# Written exercise
Give a verbatim copy of the lines below, minus the pictures.

# Source material
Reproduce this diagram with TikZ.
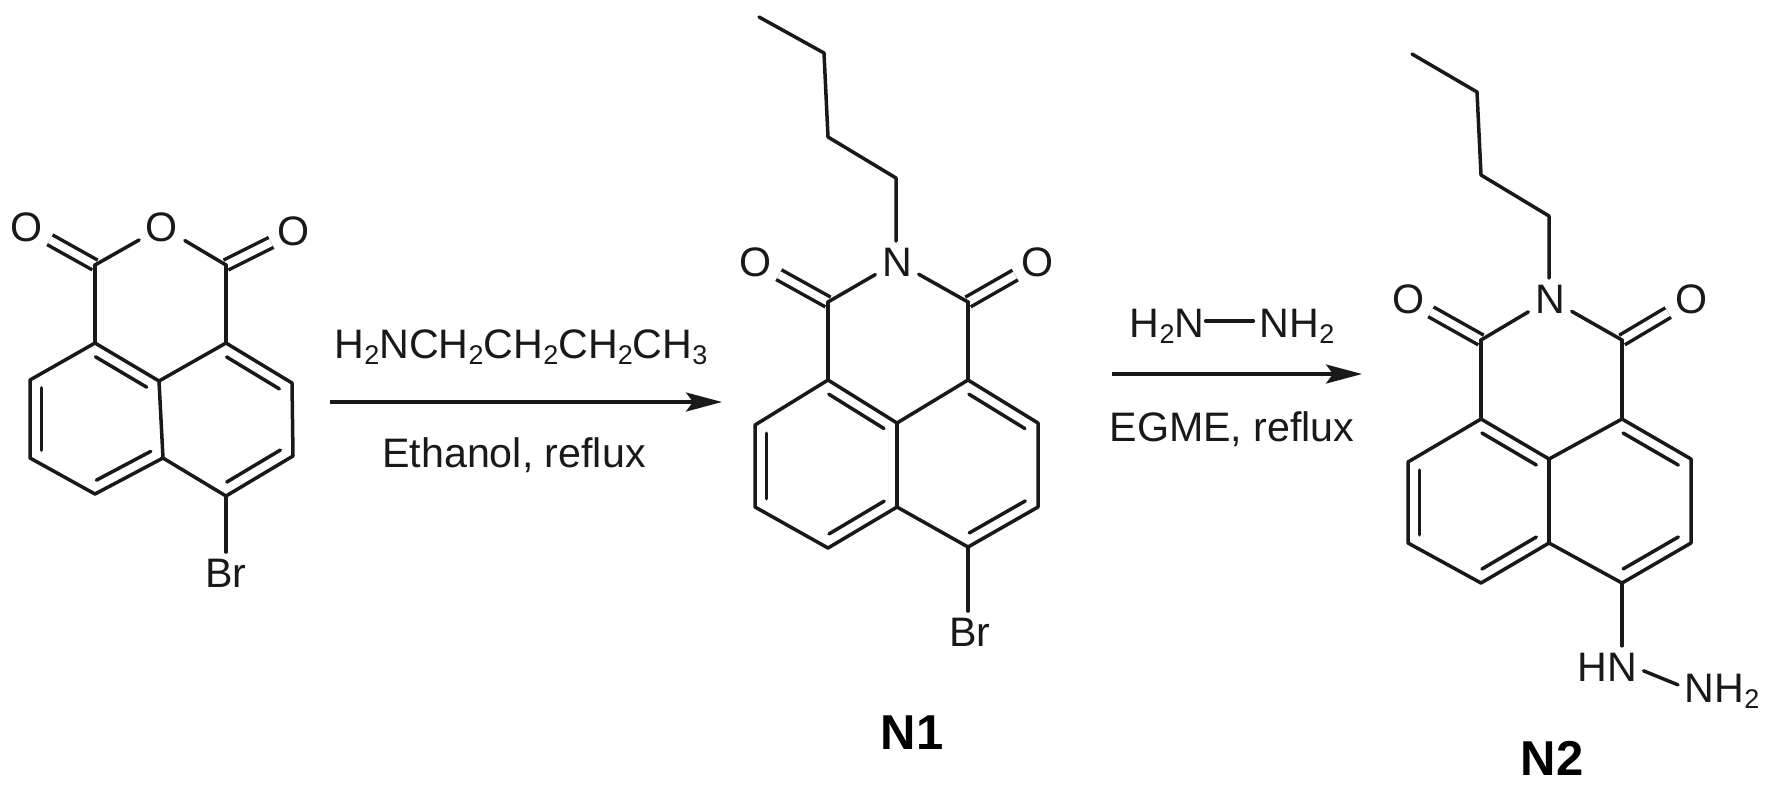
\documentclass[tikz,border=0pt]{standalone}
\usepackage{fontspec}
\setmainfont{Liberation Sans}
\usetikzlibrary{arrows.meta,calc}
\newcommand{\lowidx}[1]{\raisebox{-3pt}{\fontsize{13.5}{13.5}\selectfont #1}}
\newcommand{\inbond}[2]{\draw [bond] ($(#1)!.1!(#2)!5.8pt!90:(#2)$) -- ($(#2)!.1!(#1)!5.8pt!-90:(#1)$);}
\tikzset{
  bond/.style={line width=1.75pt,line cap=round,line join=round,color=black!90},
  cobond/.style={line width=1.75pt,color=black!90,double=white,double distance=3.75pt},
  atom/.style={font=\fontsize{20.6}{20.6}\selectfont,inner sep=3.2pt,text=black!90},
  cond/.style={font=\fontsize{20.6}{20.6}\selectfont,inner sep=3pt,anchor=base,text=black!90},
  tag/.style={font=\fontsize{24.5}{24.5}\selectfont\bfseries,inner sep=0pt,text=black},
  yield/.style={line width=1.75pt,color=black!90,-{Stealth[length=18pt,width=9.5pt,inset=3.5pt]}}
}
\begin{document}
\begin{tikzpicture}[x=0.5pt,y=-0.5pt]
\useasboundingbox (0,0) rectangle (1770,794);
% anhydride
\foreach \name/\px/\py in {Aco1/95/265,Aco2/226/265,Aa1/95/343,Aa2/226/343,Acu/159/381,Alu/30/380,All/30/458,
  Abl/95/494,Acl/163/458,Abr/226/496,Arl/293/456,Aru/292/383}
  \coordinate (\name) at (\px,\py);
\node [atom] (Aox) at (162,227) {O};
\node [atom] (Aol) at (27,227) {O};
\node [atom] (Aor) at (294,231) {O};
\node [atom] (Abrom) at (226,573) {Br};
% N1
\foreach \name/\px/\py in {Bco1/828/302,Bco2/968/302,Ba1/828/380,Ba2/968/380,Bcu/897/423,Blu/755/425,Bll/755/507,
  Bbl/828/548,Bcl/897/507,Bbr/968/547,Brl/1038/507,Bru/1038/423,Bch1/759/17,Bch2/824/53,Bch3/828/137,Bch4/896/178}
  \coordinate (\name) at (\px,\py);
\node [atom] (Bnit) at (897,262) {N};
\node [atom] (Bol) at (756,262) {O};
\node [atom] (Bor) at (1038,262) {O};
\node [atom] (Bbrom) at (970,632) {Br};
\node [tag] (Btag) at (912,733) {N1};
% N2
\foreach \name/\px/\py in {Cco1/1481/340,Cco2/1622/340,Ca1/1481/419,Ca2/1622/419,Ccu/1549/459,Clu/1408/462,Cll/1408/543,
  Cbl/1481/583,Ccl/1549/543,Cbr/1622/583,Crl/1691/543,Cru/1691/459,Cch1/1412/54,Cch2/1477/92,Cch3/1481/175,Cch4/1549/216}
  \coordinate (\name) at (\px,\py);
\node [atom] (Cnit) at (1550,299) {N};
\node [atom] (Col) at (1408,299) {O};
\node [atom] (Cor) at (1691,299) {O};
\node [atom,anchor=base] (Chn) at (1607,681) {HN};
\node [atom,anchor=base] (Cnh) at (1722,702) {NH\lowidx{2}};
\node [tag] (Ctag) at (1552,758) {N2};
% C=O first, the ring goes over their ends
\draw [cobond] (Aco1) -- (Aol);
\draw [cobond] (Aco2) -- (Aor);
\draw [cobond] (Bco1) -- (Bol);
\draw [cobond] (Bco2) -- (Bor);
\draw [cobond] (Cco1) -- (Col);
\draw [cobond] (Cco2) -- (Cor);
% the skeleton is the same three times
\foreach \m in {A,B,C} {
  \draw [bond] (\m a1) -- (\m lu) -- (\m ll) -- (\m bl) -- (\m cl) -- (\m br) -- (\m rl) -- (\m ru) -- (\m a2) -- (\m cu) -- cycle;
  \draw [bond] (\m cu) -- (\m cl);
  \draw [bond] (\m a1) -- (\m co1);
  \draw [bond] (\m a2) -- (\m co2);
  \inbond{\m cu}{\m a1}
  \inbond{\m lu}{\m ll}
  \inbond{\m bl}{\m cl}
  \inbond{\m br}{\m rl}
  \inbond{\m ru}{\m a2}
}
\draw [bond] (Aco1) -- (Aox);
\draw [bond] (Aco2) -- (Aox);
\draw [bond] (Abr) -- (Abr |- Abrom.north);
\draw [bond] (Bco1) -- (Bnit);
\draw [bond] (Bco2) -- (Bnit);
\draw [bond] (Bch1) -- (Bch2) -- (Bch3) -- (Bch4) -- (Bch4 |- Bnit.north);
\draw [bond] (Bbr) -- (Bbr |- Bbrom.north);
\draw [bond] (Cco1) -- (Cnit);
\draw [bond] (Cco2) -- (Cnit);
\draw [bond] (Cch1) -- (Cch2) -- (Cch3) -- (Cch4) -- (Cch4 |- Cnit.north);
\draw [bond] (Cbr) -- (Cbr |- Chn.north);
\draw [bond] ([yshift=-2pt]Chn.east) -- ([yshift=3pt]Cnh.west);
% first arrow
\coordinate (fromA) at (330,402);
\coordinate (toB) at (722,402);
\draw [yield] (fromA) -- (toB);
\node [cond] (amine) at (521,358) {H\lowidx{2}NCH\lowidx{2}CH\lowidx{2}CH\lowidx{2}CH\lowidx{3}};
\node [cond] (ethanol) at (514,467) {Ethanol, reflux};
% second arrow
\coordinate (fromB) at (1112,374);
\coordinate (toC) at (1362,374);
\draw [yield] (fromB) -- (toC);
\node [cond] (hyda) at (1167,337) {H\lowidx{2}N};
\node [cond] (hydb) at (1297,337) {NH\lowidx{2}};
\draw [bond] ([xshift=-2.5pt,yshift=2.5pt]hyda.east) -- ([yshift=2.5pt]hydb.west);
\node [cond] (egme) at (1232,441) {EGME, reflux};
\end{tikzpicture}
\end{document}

# Written answer
Reproduce this diagram with TikZ.
\documentclass[tikz,border=0pt]{standalone}
\usepackage{fontspec}
\setmainfont{Liberation Sans}
\usetikzlibrary{arrows.meta,calc}
\newcommand{\lowidx}[1]{\raisebox{-3pt}{\fontsize{13.5}{13.5}\selectfont #1}}
\newcommand{\inbond}[2]{\draw [bond] ($(#1)!.1!(#2)!5.8pt!90:(#2)$) -- ($(#2)!.1!(#1)!5.8pt!-90:(#1)$);}
\tikzset{
  bond/.style={line width=1.75pt,line cap=round,line join=round,color=black!90},
  cobond/.style={line width=1.75pt,color=black!90,double=white,double distance=3.75pt},
  atom/.style={font=\fontsize{20.6}{20.6}\selectfont,inner sep=3.2pt,text=black!90},
  cond/.style={font=\fontsize{20.6}{20.6}\selectfont,inner sep=3pt,anchor=base,text=black!90},
  tag/.style={font=\fontsize{24.5}{24.5}\selectfont\bfseries,inner sep=0pt,text=black},
  yield/.style={line width=1.75pt,color=black!90,-{Stealth[length=18pt,width=9.5pt,inset=3.5pt]}}
}
\begin{document}
\begin{tikzpicture}[x=0.5pt,y=-0.5pt]
\useasboundingbox (0,0) rectangle (1770,794);
% anhydride
\foreach \name/\px/\py in {Aco1/95/265,Aco2/226/265,Aa1/95/343,Aa2/226/343,Acu/159/381,Alu/30/380,All/30/458,
  Abl/95/494,Acl/163/458,Abr/226/496,Arl/293/456,Aru/292/383}
  \coordinate (\name) at (\px,\py);
\node [atom] (Aox) at (162,227) {O};
\node [atom] (Aol) at (27,227) {O};
\node [atom] (Aor) at (294,231) {O};
\node [atom] (Abrom) at (226,573) {Br};
% N1
\foreach \name/\px/\py in {Bco1/828/302,Bco2/968/302,Ba1/828/380,Ba2/968/380,Bcu/897/423,Blu/755/425,Bll/755/507,
  Bbl/828/548,Bcl/897/507,Bbr/968/547,Brl/1038/507,Bru/1038/423,Bch1/759/17,Bch2/824/53,Bch3/828/137,Bch4/896/178}
  \coordinate (\name) at (\px,\py);
\node [atom] (Bnit) at (897,262) {N};
\node [atom] (Bol) at (756,262) {O};
\node [atom] (Bor) at (1038,262) {O};
\node [atom] (Bbrom) at (970,632) {Br};
\node [tag] (Btag) at (912,733) {N1};
% N2
\foreach \name/\px/\py in {Cco1/1481/340,Cco2/1622/340,Ca1/1481/419,Ca2/1622/419,Ccu/1549/459,Clu/1408/462,Cll/1408/543,
  Cbl/1481/583,Ccl/1549/543,Cbr/1622/583,Crl/1691/543,Cru/1691/459,Cch1/1412/54,Cch2/1477/92,Cch3/1481/175,Cch4/1549/216}
  \coordinate (\name) at (\px,\py);
\node [atom] (Cnit) at (1550,299) {N};
\node [atom] (Col) at (1408,299) {O};
\node [atom] (Cor) at (1691,299) {O};
\node [atom,anchor=base] (Chn) at (1607,681) {HN};
\node [atom,anchor=base] (Cnh) at (1722,702) {NH\lowidx{2}};
\node [tag] (Ctag) at (1552,758) {N2};
% C=O first, the ring goes over their ends
\draw [cobond] (Aco1) -- (Aol);
\draw [cobond] (Aco2) -- (Aor);
\draw [cobond] (Bco1) -- (Bol);
\draw [cobond] (Bco2) -- (Bor);
\draw [cobond] (Cco1) -- (Col);
\draw [cobond] (Cco2) -- (Cor);
% the skeleton is the same three times
\foreach \m in {A,B,C} {
  \draw [bond] (\m a1) -- (\m lu) -- (\m ll) -- (\m bl) -- (\m cl) -- (\m br) -- (\m rl) -- (\m ru) -- (\m a2) -- (\m cu) -- cycle;
  \draw [bond] (\m cu) -- (\m cl);
  \draw [bond] (\m a1) -- (\m co1);
  \draw [bond] (\m a2) -- (\m co2);
  \inbond{\m cu}{\m a1}
  \inbond{\m lu}{\m ll}
  \inbond{\m bl}{\m cl}
  \inbond{\m br}{\m rl}
  \inbond{\m ru}{\m a2}
}
\draw [bond] (Aco1) -- (Aox);
\draw [bond] (Aco2) -- (Aox);
\draw [bond] (Abr) -- (Abr |- Abrom.north);
\draw [bond] (Bco1) -- (Bnit);
\draw [bond] (Bco2) -- (Bnit);
\draw [bond] (Bch1) -- (Bch2) -- (Bch3) -- (Bch4) -- (Bch4 |- Bnit.north);
\draw [bond] (Bbr) -- (Bbr |- Bbrom.north);
\draw [bond] (Cco1) -- (Cnit);
\draw [bond] (Cco2) -- (Cnit);
\draw [bond] (Cch1) -- (Cch2) -- (Cch3) -- (Cch4) -- (Cch4 |- Cnit.north);
\draw [bond] (Cbr) -- (Cbr |- Chn.north);
\draw [bond] ([yshift=-2pt]Chn.east) -- ([yshift=3pt]Cnh.west);
% first arrow
\coordinate (fromA) at (330,402);
\coordinate (toB) at (722,402);
\draw [yield] (fromA) -- (toB);
\node [cond] (amine) at (521,358) {H\lowidx{2}NCH\lowidx{2}CH\lowidx{2}CH\lowidx{2}CH\lowidx{3}};
\node [cond] (ethanol) at (514,467) {Ethanol, reflux};
% second arrow
\coordinate (fromB) at (1112,374);
\coordinate (toC) at (1362,374);
\draw [yield] (fromB) -- (toC);
\node [cond] (hyda) at (1167,337) {H\lowidx{2}N};
\node [cond] (hydb) at (1297,337) {NH\lowidx{2}};
\draw [bond] ([xshift=-2.5pt,yshift=2.5pt]hyda.east) -- ([yshift=2.5pt]hydb.west);
\node [cond] (egme) at (1232,441) {EGME, reflux};
\end{tikzpicture}
\end{document}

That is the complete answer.